6. Spend Less Than You Earn — Every Month

This sounds obvious, but Orman frames it in a specific way. “For you to have money, you have to learn to live below your means, but within your needs,” she said. The distinction matters. Living below your means doesn’t require deprivation.
It requires drawing a clear line between what is actually necessary and what just feels that way in the moment. Subscriptions, premium upgrades, and convenience spending are where most budgets quietly fall apart. Tracking spending for even one month tends to make those patterns visible.
7. Don’t Let Fear Drive Financial Decisions

Orman has consistently warned against panic-driven money moves, particularly during periods of market volatility. “Fear is the main internal obstacle to wealth,” she said on her Women & Money podcast, adding that the worst thing someone can do during economic uncertainty is make decisions that sacrifice long-term security for short-term comfort.
Selling investments when markets drop, moving everything into cash, or freezing up entirely are all reactions that tend to cost more than they protect. Her advice is to have a plan in place before turbulence hits, so decisions are already made.
8. Invest in Energy Efficiency at Home

Orman includes energy-efficient appliances and home upgrades on her list of conscious financial decisions. This one pays in two directions. The upfront cost of an efficient washer, water heater, or HVAC system is usually recouped through lower utility bills over a few years.
Federal and state rebates in 2025 and 2026 have also reduced the out-of-pocket cost of many of these upgrades through programs tied to the Inflation Reduction Act.
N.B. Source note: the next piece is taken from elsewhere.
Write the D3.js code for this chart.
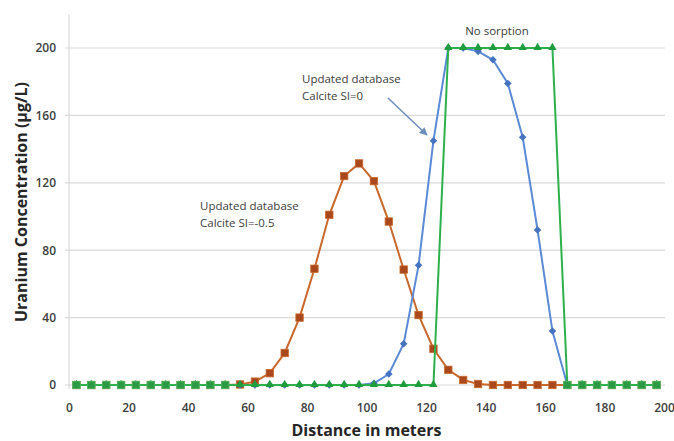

Orman’s broader point is that some spending is actually a form of saving, as long as the numbers are worked out first.
9. Respect the Small Decisions

The thread running through all of Orman’s habits is that wealth accumulates through repetition, not through single large wins. Skipping one coffee purchase doesn’t change a financial life.
Doing it consistently, alongside automating savings, keeping cars longer, and not panic-selling during a rough quarter, compounds into something real over time. None of these habits are complicated. Most of them just require deciding, in advance, that the long-term account matters more than the short-term convenience.